Every now and then something comes along on Facebook that is a breath of fresh air. Usually you are wading through rubbish but this is something really worth sharing. I will let Sam Judah from BBC Trending tell the story of an impromptu “How to not discipline your child video” that has been seen over 21 million times and still counting.
“Amid a deluge of child-shaming videos, one American dad’s anti-humiliation film has been viewed millions of times.
Shame has long been part of the parenting repertoire. Caught pinching sweets? A parent might march the child back down to the shop to apologise to the owner. In playgrounds all over the world, children are forced to publicly apologise to peers they’ve tormented with sharp elbows and thrown sand.
But in an era when many young people live their lives on the internet, the internet also gives parents entirely new shaming possibilities. There’s recently been a spate of videos where parents have taken to social media to embarrass or humiliate their wayward youth. There was the woman who outed her daughter’s lie about her age… the mother who followed her truanting child around school… and the trend of viral hair-cutting videos.
But one father of four in Florida has waded into the debate with a video arguing that online shaming has gone way too far. In a video viewed 20 million times (and counting), Wayman Gresham stands over his son with an electric razor: “I’m going to teach my son a lesson.” The boy, his head down, plays along. But just before the first cut is made, Gresham calls the punishment to a halt: “Wait a minute. Come here boy, give me a hug.
“There’s no way in the world I would ever embarrass my son like that,” he says into the camera. “It doesn’t take all that. Good parenting starts before he even gets to the point of being out of control.” Gresham’s video, which promotes a play he wrote and directed, also includes a strong Christian message.
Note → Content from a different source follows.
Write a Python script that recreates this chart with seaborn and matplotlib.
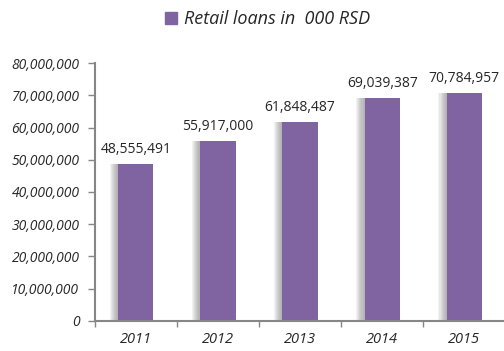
import matplotlib
matplotlib.use("Agg")
import matplotlib.pyplot as plt
import matplotlib.patheffects as pe
from matplotlib.ticker import FuncFormatter, FixedLocator
import seaborn as sns
import pandas as pd

years = ["2011", "2012", "2013", "2014", "2015"]
loans = [48555491, 55917000, 61848487, 69039387, 70784957]
series_name = "Retail loans in  000 RSD"
y_ticks = [0, 10000000, 20000000, 30000000, 40000000, 50000000, 60000000, 70000000, 80000000]

bar_color = "#8064A2"
axis_color = "#868686"
text_color = "#262626"

sns.set_theme(style="white")
plt.rcParams["font.family"] = ["Open Sans", "DejaVu Sans"]

df = pd.DataFrame({"year": years, "loans": loans, "series": series_name})

fig = plt.figure(figsize=(5.04, 3.51), dpi=100)
ax = fig.add_axes([0.188, 0.0855, 0.815, 0.735])

sns.barplot(data=df, x="year", y="loans", hue="series", palette=[bar_color],
            width=0.43, saturation=1, ax=ax, legend=False)

# soft grey shade fading out on the left flank of every bar
shade = [pe.SimplePatchShadow(offset=(-0.75 * k, 0), shadow_rgbFace="#808080", alpha=0.1)
         for k in range(1, 9)]
for patch in ax.patches:
    patch.set_linewidth(0)
    patch.set_path_effects(shade + [pe.Normal()])

for cont in ax.containers:
    ax.bar_label(cont, labels=[f"{v:,.0f}" for v in loans], padding=5,
                 fontsize=10, color=text_color)

ax.set_xlim(-0.5, 4.5)
ax.set_ylim(0, 80000000)
ax.yaxis.set_major_locator(FixedLocator(y_ticks))
ax.yaxis.set_major_formatter(FuncFormatter(lambda v, p: f"{v:,.0f}"))
ax.set_xlabel("")
ax.set_ylabel("")

for lab in ax.get_yticklabels():
    lab.set_fontstyle("italic")
for lab in ax.get_xticklabels():
    lab.set_fontstyle("italic")

ax.tick_params(axis="y", which="major", direction="out", length=5, width=1,
               color=axis_color, labelsize=10, labelcolor=text_color, pad=6, left=True)
ax.tick_params(axis="x", which="major", length=0, labelsize=10.5,
               labelcolor=text_color, pad=8)
ax.xaxis.set_minor_locator(FixedLocator([-0.5, 0.5, 1.5, 2.5, 3.5]))
ax.tick_params(axis="x", which="minor", direction="out", length=4, width=1,
               color=axis_color, bottom=True)

sns.despine(ax=ax, top=True, right=True)
for side in ("left", "bottom"):
    ax.spines[side].set_color(axis_color)
    ax.spines[side].set_linewidth(1.5)

handle = plt.Rectangle((0, 0), 1, 1, color=bar_color)
fig.legend([handle], [series_name], loc="center", bbox_to_anchor=(0.53, 0.945),
           frameon=False, handlelength=0.7, handleheight=0.7, handletextpad=0.35,
           prop={"style": "italic", "size": 13}, labelcolor=text_color)

fig.savefig("out.png", dpi=100)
“I’ve gone on Facebook and many times I’ve seen this kind of punishment, cutting off the hair or a child being embarrassed one way or another,” Gresham told BBC Trending. “There is no legitimate reason for humiliating your child, there is no legitimate reason for snatching their dignity away.”
“I wouldn’t dare call these parents ‘bad parents’ because they made bad mistakes,” he said. “Nevertheless, to get on Facebook and humiliate your child like this, it’s not for the benefit of the child. The overall message is, we could all do better as parents.”
Many experts agree. Child psychologist Karyl McBride told Trending: “I think it would be difficult to find someone in the field of psychology and mental health who would say [public child shaming] is appropriate.”
“When parents are shaming and humiliating children,that impacts the child’s ability to have proper bonding and attachment with those parents. It impairs trust,” she says. “It causes the children to grow up with internal messages of ‘I’m a bad person.’ And that’s not going to develop a healthy human being.”
I agree with Karyl McBride. The worst thing you can do in the discipline arena is public shaming. Having said that, I strongly believe in proper discipline and as the former Premier of Queensland Peter Beattie said, “A whack on the bottom never hurt anybody”, but it should always be a last resort and not the first line of discipline.
We have to treat our children with dignity and love. I have never publicly disciplined my children, but always took them to one side and either warned them one-to-one, or if necessary brought the appropriate discipline.
Again taking your child back to another child to apologise to someone they have just offended or hurt is not public shaming but sound common sense. However shooting nine bullets into your daughter’s laptop in front of millions of people on Facebook to publicly shame her for the hateful things she said about you as a father is really bad form.
I am sure many of us fathers have felt like shooting the TV or the offending computer screen that brings negative distraction to our children, but as Wayman Gresham says, “to get on Facebook and humiliate your child like this, it’s not for the benefit of the child… There is no legitimate reason for humiliating your child, there is no legitimate reason for snatching their dignity away.”
Our job as fathers is to preserve the dignity of our children not to take it away. That is why a father publicly abusing his children is simply beyond the pale. As a very old book says, “Love covers a multitude of sins.” Our job as fathers is to speak words of hope, faith and love about our children publicly. Not shame them with our words.
As Napoleon Hill said, “Think twice before you speak, because your words and influence will plant the seed of either success or failure in the mind of another.”
If your children are old enough, show them the Wayman Gresham Facebook video and ask them what they think about those parents who shame their children online. Ask your children how they would like or not like to be disciplined. By doing this you are setting your children up for success and not for failure. Children want boundaries and they want you to enforce those boundaries for their own good. They won’t necessarily tell you that now but they will thank you as they grow older.
Your words as a father of love, care and attention are the greatest force for good your children will ever experience. As Paul Lewis said, “A father’s words are like a thermostat that sets the temperature in the house.”